As he has said before, Bernanke conceded "monetary policy is not a panacea." But he said "we expect our policies to provide meaningful help to the economy."
Bernanke said he and his FOMC colleagues "recognize that unconventional monetary policies come with possible risks and costs; accordingly, the Federal Reserve has generally employed a high hurdle for using these tools and carefully weighs the costs and benefits of any proposed policy action."
Bernanke defended the FOMC actions on the grounds that the data were "continuing to signal weak labor markets and no signs of significant inflation pressures."
He said "the U.S. economy has faced significant headwinds, and, although the economy has been expanding since mid-2009, the pace of our recovery has been frustratingly slow."
"In this environment, households and businesses have been quite cautious in increasing spending," he said. "Accordingly, the pace of economic growth has been insufficient to support significant improvement in the job market; indeed, the unemployment rate, at 7.8%, is well above what we judge to be its long-run normal level.

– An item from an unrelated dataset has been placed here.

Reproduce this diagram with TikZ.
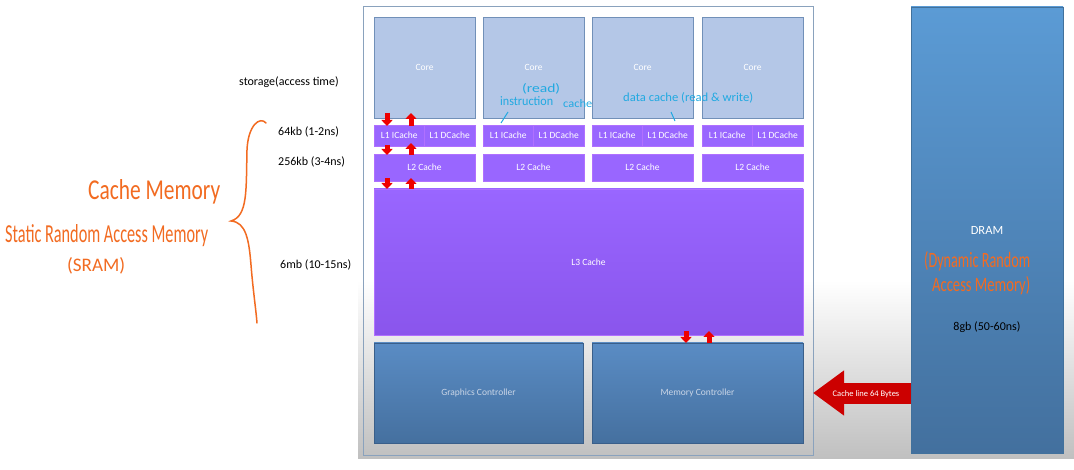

With large and persistent margins of resource slack, U.S. inflation has generally been subdued despite periodic fluctuations in commodity prices."
While the Fed is falling short on the "maximum employment" part of its dual mandate, he said "consumer price inflation is running somewhat below the Federal Reserve's 2% longer-run objective, and survey- and market-based measures of longer-term inflation expectations have remained well anchored."
What's more, he said, the FOMC judged that "there were significant downside risks to this outlook, importantly including the potential for an intensification of strains in Europe and an associated slowing in global growth."
Given all those factors, the FOMC decided more stimulus was warranted, Bernanke said.